Adult women in Puerto Rico are contracting Zika at higher rates than men, according to the CDC's Morbidity and Mortality Weekly Report.
For the study, researchers examined 29,000 laboratory confirmed Zika cases on the island contracted since November 2015 — the start of the virus' outbreak in Puerto Rico. Of the cases, 18,384 (63 percent) occurred in females, which represents a pattern of infection comparable to what's been reported in Brazil and El Salvador. Differences in infection rates may relate to how the virus is transmitted sexually.

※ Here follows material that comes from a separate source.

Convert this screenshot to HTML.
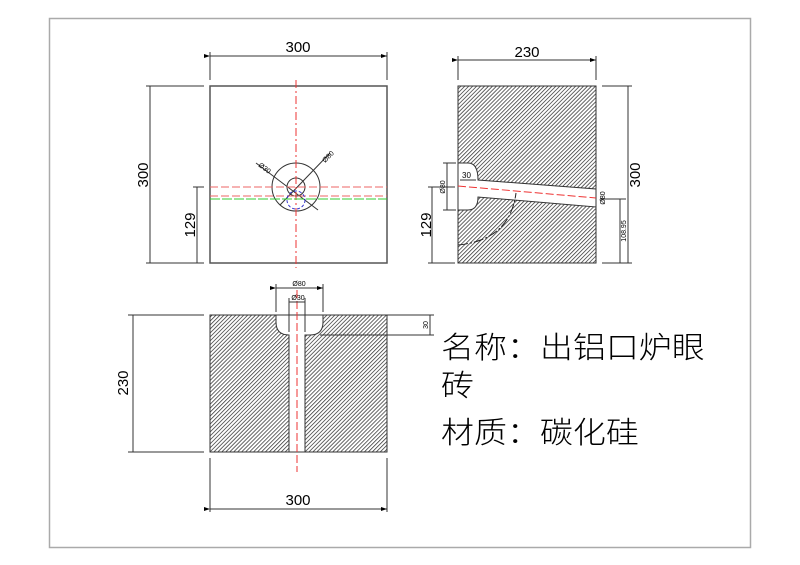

"Although male-to-female and female-to-male sexual transmission has been documented, data from Rio de Janeiro suggest that differences in infection rates between men and women might be explained by male-to-female sexual transmission," wrote the study's authors. "The relative contribution of sexual transmission of Zika virus to rates of Zika virus disease is only beginning to be explored, including relative risk of developing disease in men and women, and through sexual transmission versus mosquito-borne transmission."
In addition to microcephaly, a neurological birth defect characterized by babies born with abnormally small heads, Zika can cause a host of other developmental problems and birth defects in children born to women infected with the virus while pregnant.
As of Nov. 3, the CDC has reported 1,057 cases of Zika in pregnant women in U.S. states and 2,357 in U.S. territories.